At 38 years old, Anthony Kim is considering a return to professional golf, according to Dylan Dethier. Where he plays that professional golf, however, remains to be seen as it sounds like the PGA Tour and LIV Golf are both considerations for the three-time Tour winner who last played regularly in 2012 before disappearing with a variety of injuries.
Kim was a comet, winning in Charlotte, D.C. and Houston from 2008 to 2010 and making a serious run at the 2010 Masters, where he finished third behind Phil Mickelson and Lee Westwood. He burned too bright, though, and was out of the game by 2013. His last nine starts went like this:
Palm Springs: MCTorrey Pines: MCPhoenix: MCNorthern Trust: DQHonda: T42Valspar: MCArnold Palmer: T66Houston: WDCharlotte: WD
And that was that.
Kim has apparently been speaking with the Tour and with LIV for several months now, according to Dethier. His famous injury insurance policy has been a big part of the discussion and decision-making:
A central issue in negotiations has been an insurance policy from Kim’s playing days, now worth an estimated $10 million, that would be voided if he returned to competition. His decision to try the PGA Tour versus signing a deal with LIV also comes at a tense moment in negotiations between the leagues as they battle for players, attention and leverage as their respective 2024 seasons get underway — all while talks around a potential deal churn on in the background.

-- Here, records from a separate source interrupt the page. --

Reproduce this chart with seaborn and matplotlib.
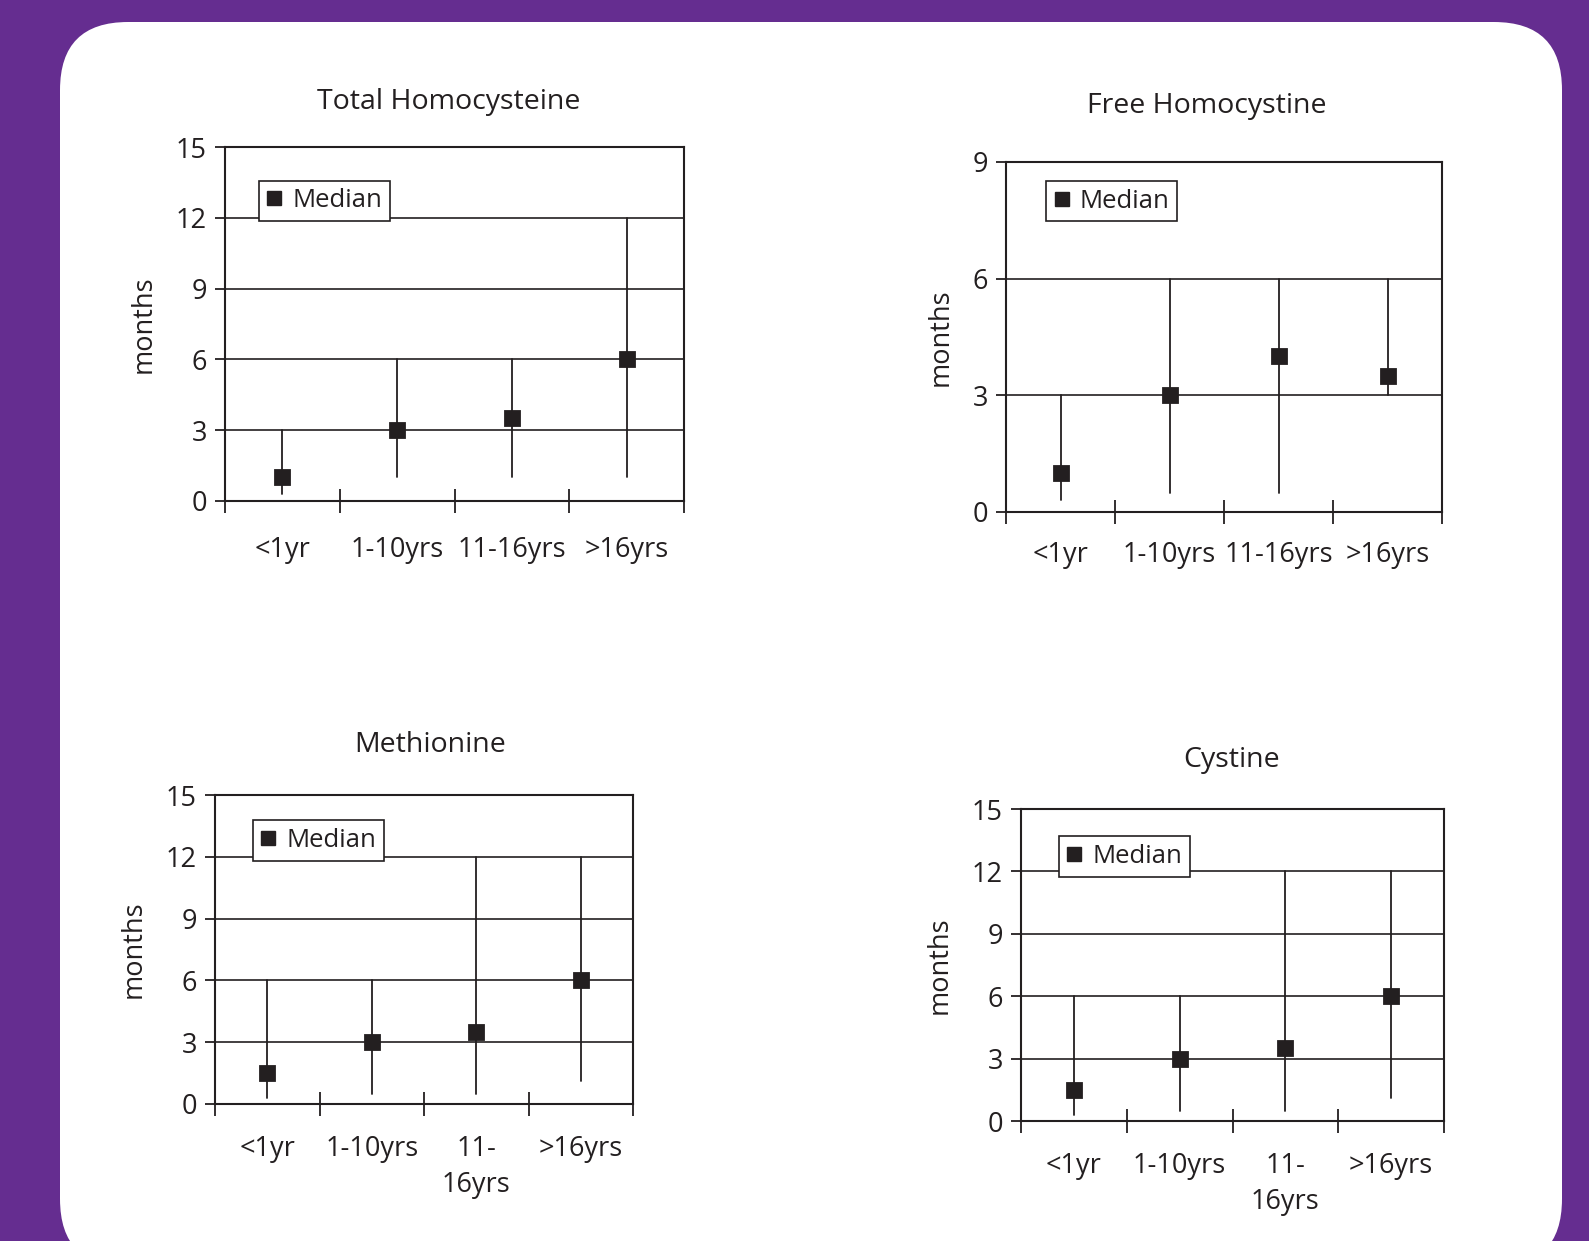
import numpy as np
import pandas as pd
import matplotlib
matplotlib.use("Agg")
import matplotlib.pyplot as plt
from matplotlib.patches import FancyBboxPatch
from matplotlib.lines import Line2D
from matplotlib.ticker import FixedLocator, NullFormatter, FixedFormatter
import seaborn as sns

# ---- data: months, per age group (median with min-max range) ----
age_groups = ["<1yr", "1-10yrs", "11-16yrs", ">16yrs"]
age_labels_wrapped = ["<1yr", "1-10yrs", "11-\n16yrs", ">16yrs"]

total_hcy_median = [1, 3, 3.5, 6]
total_hcy_low = [0.3, 1, 1, 1]
total_hcy_high = [3, 6, 6, 12]

free_hcy_median = [1, 3, 4, 3.5]
free_hcy_low = [0.3, 0.5, 0.5, 3]
free_hcy_high = [3, 6, 6, 6]

met_median = [1.5, 3, 3.5, 6]
met_low = [0.3, 0.5, 0.5, 1.1]
met_high = [6, 6, 12, 12]

cys_median = [1.5, 3, 3.5, 6]
cys_low = [0.3, 0.5, 0.5, 1.1]
cys_high = [6, 6, 12, 12]

INK = "#231F20"
PURPLE = "#652D90"
FONT = ["Open Sans", "DejaVu Sans"]

sns.set_style("white")
plt.rcParams["font.family"] = FONT
plt.rcParams["text.color"] = INK
plt.rcParams["axes.labelcolor"] = INK
plt.rcParams["xtick.color"] = INK
plt.rcParams["ytick.color"] = INK

W, H = 1589, 1241
fig = plt.figure(figsize=(W / 100, H / 100), dpi=100)
fig.patch.set_facecolor(PURPLE)

# white rounded card (pixel coordinates), kept behind the axes
card = FancyBboxPatch((60, -26), 1502, 1245,
                      boxstyle="round,pad=0,rounding_size=68",
                      transform=None, facecolor="white", edgecolor="none",
                      zorder=-10)
fig.patches.append(card)


def px_axes(left, top, right, bottom):
    return fig.add_axes([left / W, (H - bottom) / H, (right - left) / W, (bottom - top) / H])


panels = [
    dict(title="Total Homocysteine", median=total_hcy_median, low=total_hcy_low, high=total_hcy_high,
         ymax=15, box=(225, 147, 684, 501), labels=age_groups, title_x=0.487, title_pad=27,
         legend_at=(0.074, 0.905), label_pad=25),
    dict(title="Free Homocystine", median=free_hcy_median, low=free_hcy_low, high=free_hcy_high,
         ymax=9, box=(1006, 162, 1442, 512), labels=age_groups, title_x=0.46, title_pad=35,
         legend_at=(0.092, 0.946), label_pad=21),
    dict(title="Methionine", median=met_median, low=met_low, high=met_high,
         ymax=15, box=(215, 795, 633, 1104), labels=age_labels_wrapped, title_x=0.515, title_pad=31,
         legend_at=(0.091, 0.918), label_pad=22),
    dict(title="Cystine", median=cys_median, low=cys_low, high=cys_high,
         ymax=15, box=(1021, 809, 1444, 1121), labels=age_labels_wrapped, title_x=0.497, title_pad=30,
         legend_at=(0.090, 0.913), label_pad=22),
]

for p in panels:
    ax = px_axes(*p["box"])
    ax.set_zorder(1)
    rows = []
    for g, lo, md, hi in zip(age_groups, p["low"], p["median"], p["high"]):
        for v in (lo, md, hi):
            rows.append({"age": g, "months": v})
    df = pd.DataFrame(rows)

    sns.pointplot(data=df, x="age", y="months", order=age_groups,
                  estimator="median", errorbar=lambda v: (v.min(), v.max()),
                  color=INK, marker="s", linestyle="none", markersize=10,
                  err_kws={"linewidth": 1.3}, capsize=0, ax=ax)

    ax.set_xlim(-0.5, 3.5)
    ax.set_ylim(0, p["ymax"])
    ax.set_yticks(np.arange(0, p["ymax"] + 1, 3))
    ax.yaxis.grid(True, color=INK, linewidth=1.2)
    ax.xaxis.grid(False)
    ax.set_axisbelow(True)

    # category boundaries carry the tick marks, centres carry the labels
    ax.xaxis.set_major_locator(FixedLocator([-0.5, 0.5, 1.5, 2.5, 3.5]))
    ax.xaxis.set_major_formatter(NullFormatter())
    ax.xaxis.set_minor_locator(FixedLocator([0, 1, 2, 3]))
    ax.xaxis.set_minor_formatter(FixedFormatter(p["labels"]))
    ax.tick_params(axis="x", which="major", bottom=True, direction="inout",
                   length=17, width=1.3, color=INK)
    ax.tick_params(axis="x", which="minor", bottom=True, length=0, pad=p["label_pad"],
                   labelsize=19.5)
    ax.tick_params(axis="y", which="major", direction="out", length=7, width=1.3,
                   pad=6, labelsize=19.5, left=True)
    for lab in ax.xaxis.get_minorticklabels():
        lab.set_linespacing(1.42)
        lab.set_verticalalignment("top")

    for s in ax.spines.values():
        s.set_visible(True)
        s.set_color(INK)
        s.set_linewidth(1.5)

    ax.set_xlabel("")
    ax.set_ylabel("months", fontsize=19.5, labelpad=13)
    ax.set_title(p["title"], fontsize=20.5, x=p["title_x"], pad=p["title_pad"])

    handle = Line2D([], [], marker="s", linestyle="none", color=INK, markersize=9.5)
    leg = ax.legend([handle], ["Median"], loc="upper left", bbox_to_anchor=p["legend_at"],
                    borderaxespad=0, fancybox=False, framealpha=1, edgecolor=INK,
                    fontsize=18.5, handlelength=0.6, handletextpad=0.4,
                    borderpad=0.3, labelcolor=INK)
    leg.get_frame().set_linewidth(1.2)

fig.savefig("out.png", dpi=100, facecolor=fig.get_facecolor())
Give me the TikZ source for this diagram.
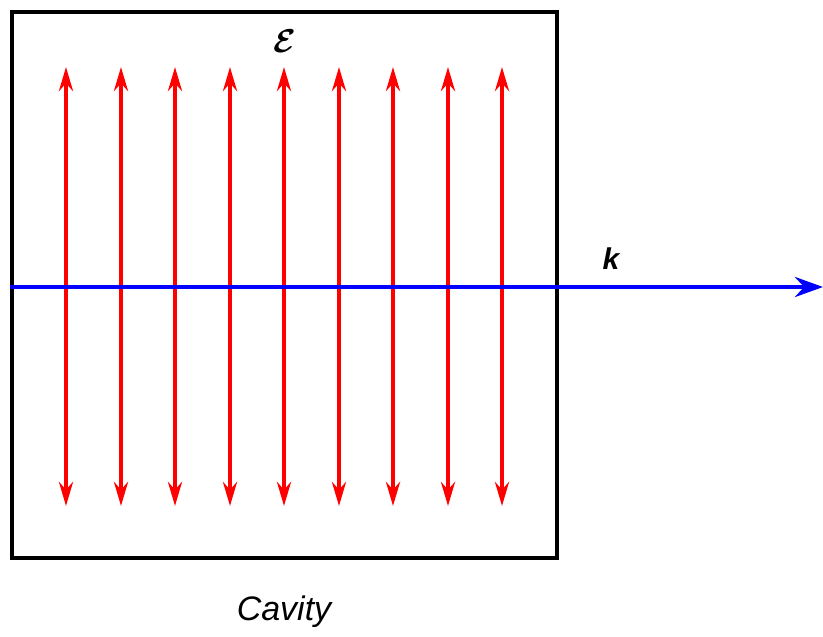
\documentclass[tikz,border=0pt]{standalone}
\usepackage{amsmath,amssymb}
\usepackage{fontspec}
\setmainfont{Liberation Sans}
\usepackage{tikz}
\usetikzlibrary{arrows.meta,positioning}

\begin{document}
\begin{tikzpicture}[x=1pt, y=-1pt,
  cavbox/.style={draw, line width=4pt, minimum width=545pt, minimum height=546pt, inner sep=0pt},
  field/.style={{Stealth[length=24pt, width=14pt]}-{Stealth[length=24pt, width=14pt]}, red, line width=4pt},
  wave/.style={-{Stealth[length=28pt, width=20pt]}, blue, line width=4.5pt},
  lbl/.style={font=\fontsize{34}{40}\selectfont\itshape},
]
\useasboundingbox (0,0) rectangle (823,637);
\node[cavbox] (cav) at (284.5,285) {};
\foreach \x/\n in {66/1,121/2,175/3,230/4,284/5,339/6,393/7,448/8,502/9}{
  \coordinate (t\n) at (\x,67);
  \coordinate (b\n) at (\x,506);
  \draw[field] (t\n) -- (b\n);
}
\coordinate (kin) at (10,287);
\coordinate (kout) at (823,287);
\draw[wave] (kin) -- (kout);
\node (eps) at (285,41) {\scalebox{3.3}{$\boldsymbol{\mathcal{E}}$}};
\node[font=\fontsize{30}{36}\selectfont\bfseries\itshape] (k) at (611,259) {k};
\node[lbl] (cavlbl) at (284,612) {Cavity};
\end{tikzpicture}
\end{document}
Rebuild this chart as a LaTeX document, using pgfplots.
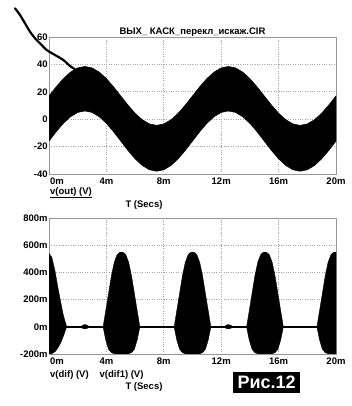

Of course, LIV could feasibly pay him whatever he needed to solve the problem. The PGA Tour part of it would be trickier. Kim has not played professionally since he was 26. Would he be good enough to play his way into big-time events and majors? I suspect he would not be, at least initially.
The background of all of this is the proposed merger between the PGA Tour and LIV, which is currently in negotiation. If Kim signs with LIV, how will that work if and when the merger takes place?
For now, it’s a lot of questions. But we do know that Kim is considering what he has not considered for over a decade now. And if the last few years have taught us anything, it’s that where there’s smoke, there is likely something that’s going to come out of it.